Like hydrating my spine.  Or toxins.  Because yes, totally, stretching muscles is great, and healthy, and feels sorta ok after despite the shaking.  But if you’re gonna tell me that I’m releasing toxins, you’d damn well better have scientific data to back that up, because you’re now trampling all over ideas that matter deeply to me.

Ideas of – and I hate to throw this word out there – fact.  Ideas of physicality, identity and hey, even spirituality, I’m down with.  These express things which exist within a very personal experience, albeit one which can be communicated and shared across a society.

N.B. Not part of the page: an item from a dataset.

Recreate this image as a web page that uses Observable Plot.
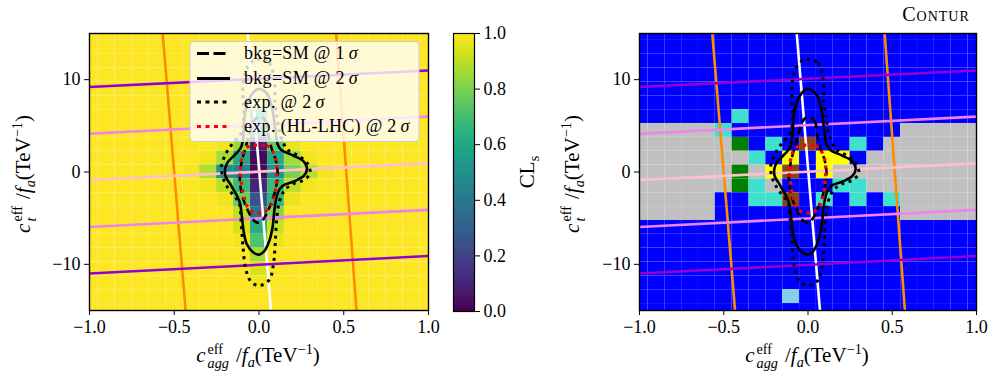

But don’t go trampling all over the scientific method.  Because if I were a physicist, and you told me that your yoga was causing a re-alignment of ions within your body, I’d damn well want to see which bit of my body pointed North in a magnetic field.  And if it turned out that I wasn’t in fact a human compass, I would be frustrated at being sold false claims, and frustrated indeed that ideas – big important ideas about biology, physiology and science – were being hijacked for nonsense.

And yeah, it’s harmless enough when expressed to a room of 5 ladies at 7 a.m. in North London, I guess.  But it feels like a very short step from ‘freeing the toxins’ to colonic irrigation, or from ‘hydrating the spine’ to herbal remedies for arthritis, and if you can’t prove that shit, then you are selling patent medicine.  You are selling a promise you can’t keep.  You’re selling a fib.  And you’re using the language that was built specifically for the exploration of reality, the method that was built to bring us as close as possible to some sort of understanding of our universe, to do it.

And that just pisses me off.

So guys.


With respect for the grooviness of it all.

When I come do some yoga next time, please talk to me about chi, and chakras, and the alignment of my body, and sending energy to my fingertips, and connecting with my breath – the whole caboodle.  I’m down with all of it, because all of it has a meaning that I feel I can connect with, without needing to judge or impose any sort of linguistic anxiety.

But let’s hang fire on toxin-talk, until we’ve got a control group and a testable hypothesis to see precisely what this toxin is, how it affects our bodies, and whether it’s that much of a problem at all.